### RAW DATA
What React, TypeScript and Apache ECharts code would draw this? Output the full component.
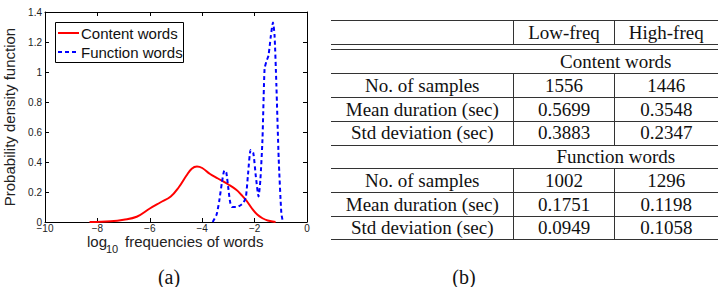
import React, { useEffect, useRef } from "react";
import * as echarts from "echarts";

// ---- Chart (a) data: kernel density estimates ----
const contentX = [-8.3, -7.5, -7.0, -6.5, -6.0, -5.6, -5.2, -4.9, -4.6, -4.4, -4.2, -4.0, -3.7, -3.4, -3.0, -2.7, -2.5, -2.3, -2.1, -1.9, -1.7, -1.5, -1.2];
const contentY = [0, 0.005, 0.015, 0.035, 0.09, 0.13, 0.17, 0.23, 0.31, 0.355, 0.37, 0.36, 0.32, 0.29, 0.25, 0.215, 0.18, 0.14, 0.09, 0.05, 0.025, 0.01, 0];
const functionX = [-3.6, -3.45, -3.35, -3.25, -3.15, -3.08, -3.0, -2.93, -2.85, -2.7, -2.55, -2.42, -2.33, -2.25, -2.15, -2.05, -1.95, -1.85, -1.78, -1.7, -1.62, -1.55, -1.47, -1.38, -1.3, -1.24, -1.17, -1.08, -0.98, -0.92];
const functionY = [0, 0.05, 0.14, 0.26, 0.345, 0.33, 0.22, 0.13, 0.1, 0.1, 0.11, 0.13, 0.17, 0.32, 0.48, 0.46, 0.3, 0.17, 0.28, 0.55, 1.02, 1.07, 1.11, 1.24, 1.33, 1.25, 0.92, 0.42, 0.06, 0];
const seriesNames = ["Content words", "Function words"];

// ---- Table (b) data ----
const columnHeaders = ["Low-freq", "High-freq"];
const groupNames = ["Content words", "Function words"];
const rowLabels = ["No. of samples", "Mean duration (sec)", "Std deviation (sec)"];
const contentLow = ["1556", "0.5699", "0.3883"];
const contentHigh = ["1446", "0.3548", "0.2347"];
const functionLow = ["1002", "0.1751", "0.0949"];
const functionHigh = ["1296", "0.1198", "0.1058"];

const SANS = "'Liberation Sans', Arial, Helvetica, sans-serif";
const SERIF = "'Liberation Serif', 'Times New Roman', Times, serif";

function txt(text: string, x: number, y: number, size: number, family: string, align = "center", color = "#111", extra: any = {}) {
  return {
    type: "text",
    x,
    y,
    silent: true,
    style: {
      text,
      font: `${size}px ${family}`,
      lineHeight: size,
      fill: color,
      textAlign: align,
      textVerticalAlign: "middle",
    },
    ...extra,
  };
}

function hline(x1: number, x2: number, y: number, color = "#333") {
  return { type: "line", silent: true, shape: { x1, y1: y, x2, y2: y }, style: { stroke: color, lineWidth: 1 } };
}
function vline(x: number, y1: number, y2: number, color = "#333") {
  return { type: "line", silent: true, shape: { x1: x, y1, x2: x, y2 }, style: { stroke: color, lineWidth: 1 } };
}

function buildTable(): any[] {
  const L = 331, V1 = 513.5, V2 = 614.5, R = 718;
  const c0 = (L + V1) / 2, c1 = (V1 + V2) / 2, c2 = (V2 + R) / 2, cg = (V1 + R) / 2;
  const els: any[] = [];
  const lines = [20.5, 44.5, 49.5, 73.5, 97.5, 121.5, 145.5, 168.5, 192.5, 216.5, 239.5];
  lines.forEach((y) => els.push(hline(L, R, y)));
  els.push(vline(V1, 20.5, 44.5), vline(V2, 20.5, 44.5));
  els.push(vline(V1, 73.5, 145.5), vline(V2, 73.5, 145.5));
  els.push(vline(V1, 168.5, 239.5), vline(V2, 168.5, 239.5));
  const fs = 19;
  els.push(txt(columnHeaders[0], c1, 32.5, fs, SERIF));
  els.push(txt(columnHeaders[1], c2, 32.5, fs, SERIF));
  const groups = [
    { name: groupNames[0], low: contentLow, high: contentHigh, gy: 61, ry: [85, 109, 132.5] },
    { name: groupNames[1], low: functionLow, high: functionHigh, gy: 156.5, ry: [180, 204, 227.5] },
  ];
  groups.forEach((g) => {
    els.push(txt(g.name, cg, g.gy, fs, SERIF));
    rowLabels.forEach((lab, i) => {
      els.push(txt(lab, c0, g.ry[i], fs, SERIF));
      els.push(txt(g.low[i], c1, g.ry[i], fs, SERIF));
      els.push(txt(g.high[i], c2, g.ry[i], fs, SERIF));
    });
  });
  els.push(txt("(b)", 464, 276.5, 20, SERIF));
  return els;
}

function buildLegendAndTitles(): any[] {
  const els: any[] = [];
  els.push({
    type: "rect",
    silent: true,
    shape: { x: 55.5, y: 22.5, width: 128, height: 40 },
    style: { fill: "#fff", stroke: "#000", lineWidth: 1 },
    z: 10,
  });
  els.push({ type: "line", silent: true, z: 11, shape: { x1: 58, y1: 33, x2: 79, y2: 33 }, style: { stroke: "#ff0000", lineWidth: 2 } });
  els.push({ type: "line", silent: true, z: 11, shape: { x1: 58, y1: 52, x2: 79, y2: 52 }, style: { stroke: "#0000ff", lineWidth: 2, lineDash: [4, 3] } });
  els.push(txt(seriesNames[0], 81, 33, 15, SANS, "left", "#111", { z: 11 }));
  els.push(txt(seriesNames[1], 81, 52, 15, SANS, "left", "#111", { z: 11 }));
  // x axis title with subscript
  els.push(txt("log", 87, 241, 15, SANS, "left", "#222"));
  els.push(txt("10", 106, 248.5, 11, SANS, "left", "#222"));
  els.push(txt("frequencies of words", 125, 241, 15, SANS, "left", "#222"));
  els.push(txt("(a)", 169, 276.5, 20, SERIF));
  return els;
}

export default function App() {
  const ref = useRef<HTMLDivElement>(null);
  useEffect(() => {
    document.body.style.margin = "0";
    if (!ref.current) return;
    const chart = echarts.init(ref.current, undefined, { renderer: "svg" });
    const minus = (v: number) => (v < 0 ? "\u2212" + Math.abs(v) : String(v));
    const tickCommon = { show: true, inside: true, length: 4, lineStyle: { color: "#000", width: 1 } };
    const lineCommon = { show: true, onZero: false, lineStyle: { color: "#000", width: 1 } };
    chart.setOption({
      animation: false,
      backgroundColor: "#fff",
      grid: { left: 45, top: 12, width: 262, height: 210, containLabel: false },
      xAxis: [
        {
          type: "value",
          min: -10,
          max: 0,
          interval: 2,
          position: "bottom",
          axisLine: lineCommon,
          axisTick: tickCommon,
          splitLine: { show: false },
          axisLabel: { fontSize: 10, lineHeight: 10, color: "#222", fontFamily: SANS, margin: 1, formatter: minus },
        },
        {
          type: "value",
          min: -10,
          max: 0,
          interval: 2,
          position: "top",
          axisLine: lineCommon,
          axisTick: tickCommon,
          splitLine: { show: false },
          axisLabel: { show: false },
        },
      ],
      yAxis: [
        {
          type: "value",
          min: 0,
          max: 1.4,
          interval: 0.2,
          position: "left",
          axisLine: lineCommon,
          axisTick: tickCommon,
          splitLine: { show: false },
          axisLabel: { fontSize: 10, lineHeight: 10, color: "#222", fontFamily: SANS, margin: 3 },
          name: "Probability density function",
          nameLocation: "middle",
          nameGap: 28,
          nameTextStyle: { fontSize: 15, color: "#222", fontFamily: SANS },
        },
        {
          type: "value",
          min: 0,
          max: 1.4,
          interval: 0.2,
          position: "right",
          axisLine: lineCommon,
          axisTick: tickCommon,
          splitLine: { show: false },
          axisLabel: { show: false },
        },
      ],
      series: [
        {
          name: seriesNames[0],
          type: "line",
          xAxisIndex: 0,
          yAxisIndex: 0,
          data: contentX.map((x, i) => [x, contentY[i]]),
          showSymbol: false,
          smooth: 0.4,
          lineStyle: { color: "#ff0000", width: 2 },
          itemStyle: { color: "#ff0000" },
        },
        {
          name: seriesNames[1],
          type: "line",
          xAxisIndex: 0,
          yAxisIndex: 0,
          data: functionX.map((x, i) => [x, functionY[i]]),
          showSymbol: false,
          smooth: 0.2,
          lineStyle: { color: "#0000ff", width: 2, type: [4, 3] },
          itemStyle: { color: "#0000ff" },
        },
      ],
      graphic: [...buildLegendAndTitles(), ...buildTable()],
    });
    return () => chart.dispose();
  }, []);
  return <div ref={ref} style={{ width: 718, height: 287 }} />;
}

### WHAT THE EXERCISE ASKS
Quote, please, every line of the material above from its start through the line that has "import * as", reproducing the words exactly and dropping any images.

### FULL OUTPUT
What React, TypeScript and Apache ECharts code would draw this? Output the full component.
import React, { useEffect, useRef } from "react";
import * as echarts from "echarts";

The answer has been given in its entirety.